The failures, Social Security and Immigration: I'm not sure what to say about the immigration question. It would have been a step somewhere, so maybe that would have been a good thing, and I think long-term it might have been a good idea, but we'll never know now. Just four years after the Social Security failure though, I can say without qualification, we're better off without it. Right, pump all of that retirement money into the unregulated markets. If you want to see the system dry up, watch trillions of dollars in assets go up the chimney when the markets do what they have in the last six months, then see what the people dependent on that money do when it stops. Passing this would have pushed the "crisis" in the system from 10-30 years in the future, to right now, and it would be hitting on top of everything else.
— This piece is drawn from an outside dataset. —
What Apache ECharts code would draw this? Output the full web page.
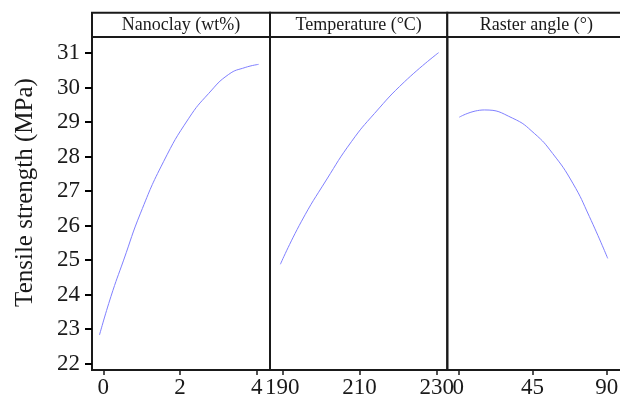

Other State Sponsors: This list is so convoluted and contrived I'm not sure what it's worth, but sure. Lybia is off, North Korea worked a deal to get off, all that's left is Cuba (really? Who do they sponsor these days?) Syria (Hezbollah), Iran (they're Iran), and Sudan (not so much a sponsor as a safe haven, Sudan is basically a failed country). No China for supporting Sudan, or US for supporting the MEC, even though they're both considered terrorist organizations. I'll call this one a wash because it's screwed up enough to be a soup sandwich.

ACTUAL GOOD THING! I'll give him one point that I call an unqualified good thing. This. The creation of hundreds of thousands of miles of protected area is the last thing I expected, but is without question, a good thing.

And that's not getting partisan. Parts of this I think we can disagree on (the economics of the market question, but then the hardest thing to do is find two economists who agree with each other) but going after W and his administration on any of this isn't partisan at all.

If you want partisan, I can compare Gitmo to the gulag and by extension Bush to Stalin, but I don't think we need to go there to understand that the last eight years have been a disaster.